#### Task details
Reproduce the listing below character for character; drop every image.
━━━━━ Supplied material ━━━━━
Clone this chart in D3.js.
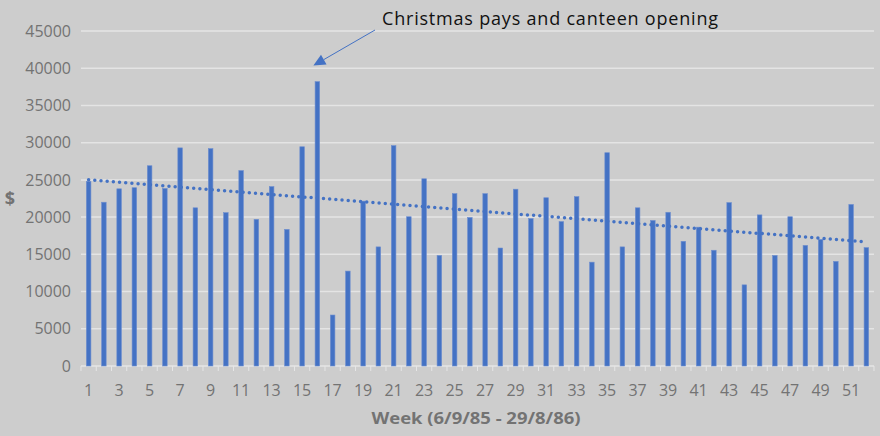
<!DOCTYPE html>
<html>
<head>
<meta charset="utf-8">
<script src="https://cdn.jsdelivr.net/npm/d3@7"></script>
<style>
  body { margin: 0; background: #cdcdcd; }
  svg { display: block; }
  text { font-family: "Open Sans", "Noto Sans", sans-serif; }
</style>
</head>
<body>
<svg id="chart" width="880" height="436"></svg>
<script>
// weekly takings, week 1..52
const weeks = d3.range(1, 53);
const takings = [
  24800, 22000, 23800, 23950, 26900, 23850, 29300, 21250, 29200, 20600,
  26250, 19700, 24100, 18350, 29450, 38200, 6850, 12750, 22150, 16000,
  29600, 20050, 25150, 14850, 23150, 19950, 23150, 15850, 23750, 19800,
  22600, 19400, 22750, 13950, 28650, 16000, 21250, 19550, 20650, 16750,
  18650, 15550, 21950, 10900, 20300, 14850, 20050, 16200, 17000, 14050,
  21700, 15900
];
const yTicks = [0, 5000, 10000, 15000, 20000, 25000, 30000, 35000, 40000, 45000];
const xTickLabels = weeks.filter(w => w % 2 === 1);
const annotation = "Christmas pays and canteen opening";
const peakWeek = 16;

const svg = d3.select("#chart");
const plotL = 81, plotR = 874, plotT = 31, plotB = 366;

const x = d3.scaleBand().domain(weeks).range([plotL, plotR]).paddingInner(0.7).paddingOuter(0.35);
const y = d3.scaleLinear().domain([0, 45000]).range([plotB, plotT]);

// gridlines
svg.append("g")
  .selectAll("line")
  .data(yTicks)
  .join("line")
  .attr("x1", plotL).attr("x2", plotR)
  .attr("y1", d => y(d)).attr("y2", d => y(d))
  .attr("stroke", "#e4e4e4")
  .attr("stroke-width", 1.5);

// y axis labels
const yAxis = svg.append("g")
  .attr("transform", `translate(${plotL - 10},0)`)
  .call(d3.axisLeft(y).tickValues(yTicks).tickSize(0).tickPadding(0).tickFormat(d3.format("d")));
yAxis.select(".domain").remove();
yAxis.selectAll("text")
  .attr("fill", "#737373")
  .style("font-size", "16px");

// x axis ticks (between categories)
const step = x.step();
svg.append("g")
  .selectAll("line")
  .data(d3.range(weeks.length + 1))
  .join("line")
  .attr("x1", i => plotL + i * step).attr("x2", i => plotL + i * step)
  .attr("y1", plotB).attr("y2", plotB + 5)
  .attr("stroke", "#e6e6e6")
  .attr("stroke-width", 1);

// x labels
svg.append("g")
  .selectAll("text")
  .data(xTickLabels)
  .join("text")
  .attr("x", d => x(d) + x.bandwidth() / 2)
  .attr("y", 396)
  .attr("text-anchor", "middle")
  .attr("fill", "#737373")
  .style("font-size", "16px")
  .text(d => d);

// bars
svg.append("g")
  .selectAll("rect")
  .data(weeks)
  .join("rect")
  .attr("x", d => x(d))
  .attr("width", x.bandwidth())
  .attr("y", (d, i) => y(takings[i]))
  .attr("height", (d, i) => plotB - y(takings[i]))
  .attr("fill", "#4472c4")
  .attr("stroke", "#6f8fcf")
  .attr("stroke-width", 0.6);

// linear trendline
const mx = d3.mean(weeks), my = d3.mean(takings);
const slope = d3.sum(weeks, (w, i) => (w - mx) * (takings[i] - my)) / d3.sum(weeks, w => (w - mx) ** 2);
const icpt = my - slope * mx;
const cx = w => x(w) + x.bandwidth() / 2;
svg.append("line")
  .attr("x1", cx(1)).attr("y1", y(icpt + slope * 1))
  .attr("x2", cx(52)).attr("y2", y(icpt + slope * 52))
  .attr("stroke", "#4472c4")
  .attr("stroke-width", 3.5)
  .attr("stroke-linecap", "round")
  .attr("stroke-dasharray", "0 6.2");

// annotation
svg.append("text")
  .attr("x", 382).attr("y", 25)
  .attr("fill", "#111")
  .style("font-size", "18px")
  .attr("textLength", 336)
  .attr("lengthAdjust", "spacing")
  .text(annotation);

const tipX = cx(peakWeek) - 4, tipY = y(takings[peakWeek - 1]) - 16;
const sx = 375, sy = 30;
const ang = Math.atan2(tipY - sy, tipX - sx);
const headLen = 12, headW = 5.5;
const bx = tipX - headLen * Math.cos(ang), by = tipY - headLen * Math.sin(ang);
svg.append("line")
  .attr("x1", sx).attr("y1", sy).attr("x2", bx).attr("y2", by)
  .attr("stroke", "#4472c4").attr("stroke-width", 1);
svg.append("path")
  .attr("d", d3.line()([
    [tipX, tipY],
    [bx + headW * Math.sin(ang), by - headW * Math.cos(ang)],
    [bx - headW * Math.sin(ang), by + headW * Math.cos(ang)]
  ]) + "Z")
  .attr("fill", "#4472c4");

// axis titles
svg.append("text")
  .attr("x", 10).attr("y", 205)
  .attr("text-anchor", "middle")
  .attr("fill", "#737373")
  .style("font-size", "18px").style("font-weight", "bold")
  .text("$");

svg.append("text")
  .attr("x", 476).attr("y", 424)
  .attr("text-anchor", "middle")
  .attr("fill", "#737373")
  .style("font-size", "16px").style("font-weight", "bold")
  .attr("textLength", 209)
  .attr("lengthAdjust", "spacingAndGlyphs")
  .text("Week (6/9/85 - 29/8/86)");
</script>
</body>
</html>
━━━━━
#### Response
Clone this chart in D3.js.
<!DOCTYPE html>
<html>
<head>
<meta charset="utf-8">
<script src="https://cdn.jsdelivr.net/npm/d3@7"></script>
<style>
  body { margin: 0; background: #cdcdcd; }
  svg { display: block; }
  text { font-family: "Open Sans", "Noto Sans", sans-serif; }
</style>
</head>
<body>
<svg id="chart" width="880" height="436"></svg>
<script>
// weekly takings, week 1..52
const weeks = d3.range(1, 53);
const takings = [
  24800, 22000, 23800, 23950, 26900, 23850, 29300, 21250, 29200, 20600,
  26250, 19700, 24100, 18350, 29450, 38200, 6850, 12750, 22150, 16000,
  29600, 20050, 25150, 14850, 23150, 19950, 23150, 15850, 23750, 19800,
  22600, 19400, 22750, 13950, 28650, 16000, 21250, 19550, 20650, 16750,
  18650, 15550, 21950, 10900, 20300, 14850, 20050, 16200, 17000, 14050,
  21700, 15900
];
const yTicks = [0, 5000, 10000, 15000, 20000, 25000, 30000, 35000, 40000, 45000];
const xTickLabels = weeks.filter(w => w % 2 === 1);
const annotation = "Christmas pays and canteen opening";
const peakWeek = 16;

const svg = d3.select("#chart");
const plotL = 81, plotR = 874, plotT = 31, plotB = 366;

const x = d3.scaleBand().domain(weeks).range([plotL, plotR]).paddingInner(0.7).paddingOuter(0.35);
const y = d3.scaleLinear().domain([0, 45000]).range([plotB, plotT]);

// gridlines
svg.append("g")
  .selectAll("line")
  .data(yTicks)
  .join("line")
  .attr("x1", plotL).attr("x2", plotR)
  .attr("y1", d => y(d)).attr("y2", d => y(d))
  .attr("stroke", "#e4e4e4")
  .attr("stroke-width", 1.5);

// y axis labels
const yAxis = svg.append("g")
  .attr("transform", `translate(${plotL - 10},0)`)
  .call(d3.axisLeft(y).tickValues(yTicks).tickSize(0).tickPadding(0).tickFormat(d3.format("d")));
yAxis.select(".domain").remove();
yAxis.selectAll("text")
  .attr("fill", "#737373")
  .style("font-size", "16px");

// x axis ticks (between categories)
const step = x.step();
svg.append("g")
  .selectAll("line")
  .data(d3.range(weeks.length + 1))
  .join("line")
  .attr("x1", i => plotL + i * step).attr("x2", i => plotL + i * step)
  .attr("y1", plotB).attr("y2", plotB + 5)
  .attr("stroke", "#e6e6e6")
  .attr("stroke-width", 1);

// x labels
svg.append("g")
  .selectAll("text")
  .data(xTickLabels)
  .join("text")
  .attr("x", d => x(d) + x.bandwidth() / 2)
  .attr("y", 396)
  .attr("text-anchor", "middle")
  .attr("fill", "#737373")
  .style("font-size", "16px")
  .text(d => d);

// bars
svg.append("g")
  .selectAll("rect")
  .data(weeks)
  .join("rect")
  .attr("x", d => x(d))
  .attr("width", x.bandwidth())
  .attr("y", (d, i) => y(takings[i]))
  .attr("height", (d, i) => plotB - y(takings[i]))
  .attr("fill", "#4472c4")
  .attr("stroke", "#6f8fcf")
  .attr("stroke-width", 0.6);

// linear trendline
const mx = d3.mean(weeks), my = d3.mean(takings);
const slope = d3.sum(weeks, (w, i) => (w - mx) * (takings[i] - my)) / d3.sum(weeks, w => (w - mx) ** 2);
const icpt = my - slope * mx;
const cx = w => x(w) + x.bandwidth() / 2;
svg.append("line")
  .attr("x1", cx(1)).attr("y1", y(icpt + slope * 1))
  .attr("x2", cx(52)).attr("y2", y(icpt + slope * 52))
  .attr("stroke", "#4472c4")
  .attr("stroke-width", 3.5)
  .attr("stroke-linecap", "round")
  .attr("stroke-dasharray", "0 6.2");

// annotation
svg.append("text")
  .attr("x", 382).attr("y", 25)
  .attr("fill", "#111")
  .style("font-size", "18px")
  .attr("textLength", 336)
  .attr("lengthAdjust", "spacing")
  .text(annotation);

const tipX = cx(peakWeek) - 4, tipY = y(takings[peakWeek - 1]) - 16;
const sx = 375, sy = 30;
const ang = Math.atan2(tipY - sy, tipX - sx);
const headLen = 12, headW = 5.5;
const bx = tipX - headLen * Math.cos(ang), by = tipY - headLen * Math.sin(ang);
svg.append("line")
  .attr("x1", sx).attr("y1", sy).attr("x2", bx).attr("y2", by)
  .attr("stroke", "#4472c4").attr("stroke-width", 1);
svg.append("path")
  .attr("d", d3.line()([
    [tipX, tipY],
    [bx + headW * Math.sin(ang), by - headW * Math.cos(ang)],
    [bx - headW * Math.sin(ang), by + headW * Math.cos(ang)]
  ]) + "Z")
  .attr("fill", "#4472c4");

// axis titles
svg.append("text")
  .attr("x", 10).attr("y", 205)
  .attr("text-anchor", "middle")
  .attr("fill", "#737373")
  .style("font-size", "18px").style("font-weight", "bold")
  .text("$");

svg.append("text")
  .attr("x", 476).attr("y", 424)
  .attr("text-anchor", "middle")
  .attr("fill", "#737373")
  .style("font-size", "16px").style("font-weight", "bold")
  .attr("textLength", 209)
  .attr("lengthAdjust", "spacingAndGlyphs")
  .text("Week (6/9/85 - 29/8/86)");
</script>
</body>
</html>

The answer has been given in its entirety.